Do you ever struggle to find a way to cook those pheasant legs you get? Give this recipe a try and be glad you did!
Prep Time50 mins
Cook Time2 hrs
Total Time2 hrs 50 mins
Course: Main Course
Cuisine: American, Southern
Keyword: Legs, Pheasant, Southern
Servings: 8
Author: Sophie May


  • 3 lbs bone in pheasant legs 11-12 legs
  • 4 yellow onions julienned
  • 2 T Tony Chachere’s or favorite Cajun Seasoning
  • 1 T garlic powder
  • Flour for dusting
  • 2 C chicken stock plus more if needed*
  • 1 stick salted butter


  • Mix Cajun seasoning and garlic powder together.
  • Coat legs evenly. It might seem like a lot of seasoning, but not only will it give the legs flavor, it will also flavor your gravy.
  • Lightly dust each side of the legs with flour. You can use a flour sifter or mesh strainer for this.
  • In a large pot over medium-high heat, melt the butter.
  • Once melted, add your pheasant legs. This will be a tight fit but make sure they are only in one layer. No stacking.
  • Brown the legs on both sides. This will take approximately 6 minutes.
  • Remove pheasant legs and set aside in a bowl/plate.
  • Add the julienned onions to the pot.

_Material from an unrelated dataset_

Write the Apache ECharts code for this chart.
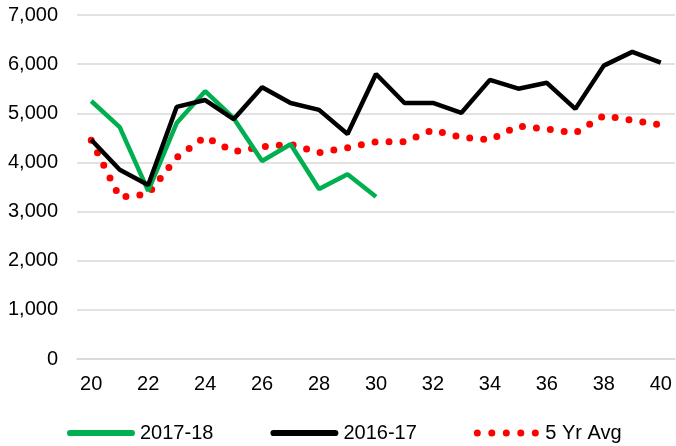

Mix in drippings left from pheasant.
  • Sauté until browned, approximately 25 minutes.
  • Once browned, add a dash of chicken stock to the pot. Use this to scrape up any crispy drippings. This will get your gravy tasting mighty fine.
  • Add pheasant legs back in.
  • Add remaining stock.
  • Bring it to a boil, cover your pot, and reduce to a low simmer. Let cook for 1 hr and 30 min to 2 hours, flipping the legs every 20ish minutes.
  • Serve over rice and enjoy!


*If your gravy is too thick add chicken stock too desired consistency. Also if you see your gravy drying out, lower the heat and add a little stock. If you are having the opposite issue and your gravy is too thin, add a little cornstarch with water to your gravy and it should thicken right up!